Après dix ans d’absence, un homme encore jeune revient chez lui, parmi les siens, pour annoncer sa mort prochaine, juste sa mort. Le Pays lointain est l’histoire de ce retour – un retour en forme de voyage.
À partir de ce postulat très simple, Jean-Luc Lagarce raconte, toujours à la limite de l’autobiographie (de l’autofiction), ce que peut être une vie d’homme – brève, c’est vrai, mais vie tout de même ! La famille, les amours (toutes les amours, celles d’une minute et celles avec qui on partagea tout, presque tout), les amis, la vie d’un artiste dans son époque…
La liste serait infinie. Nous avons voulu donner à voir cette multiplicité, cette ligne fracturée que fut la vie de Louis/Lagarce. Ce spectacle est une invitation au voyage – au voyage dans la vie de Louis et dans la nôtre. Comment dire ma vie, toute ma vie ?
L’écriture de Lagarce fait penser, au premier abord, à une spirale qui finirait dans le vague. Tout pourrait se dire avec le sourire triste de la désillusion. Nous avons pris le parti d’une parole droite, nette, d’une somme infinie d’idées furtives, de pensées courtes.
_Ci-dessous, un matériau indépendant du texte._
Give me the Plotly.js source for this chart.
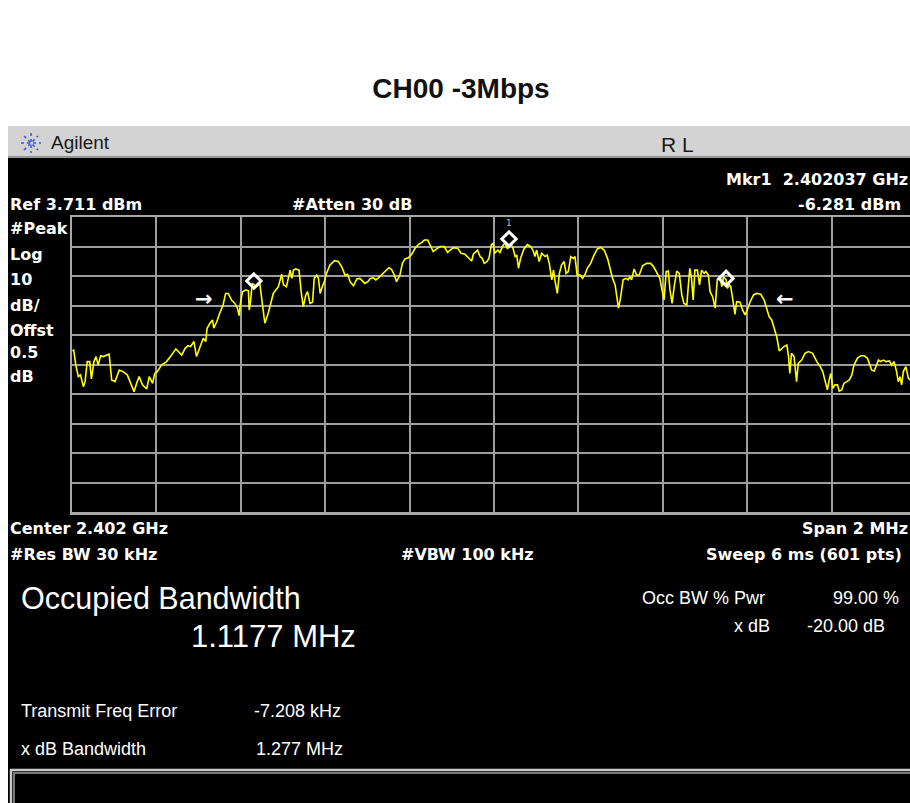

Le Pays lointain, dernière œuvre de l’auteur, écrite quelques mois avant sa disparition – et qui reprend la trame de Juste la fin du monde – est une œuvre dense dans laquelle nous avons sélectionné les moments qui nous ont paru les plus forts. Et nous faisons dialoguer ce poème avec le Journal que Jean-Luc Lagarce a rédigé de manière quotidienne de 1977 jusqu’à sa mort. Ce spectacle, porté par de jeunes acteurs, parlera clair.
Au-delà de sa force poétique, l’écriture de Lagarce – notre travail sur son écriture – donne l’occasion de témoigner. Il est l’auteur d’une époque, d’une génération – celle qui a vécu la fin des utopies et l’irruption brutale du SIDA, avant la trithérapie. Sans aucune nostalgie, nous voulons, à notre tour, dire et montrer cela – un temps qui appartient aujourd’hui à l’Histoire. Après nos expériences du romantisme (Musset et Lorenzaccio, Schiller et Les Brigands), nous sommes partis à la recherche d’autres temps, d’autres signes poétiques. L’hôpital. Une machine à écrire. Un vieux téléphone. Les cartes postales. Autant d’images qui font aujourd’hui partie de nos mythologies. Voilà le mot : dire nos mythologies intimes.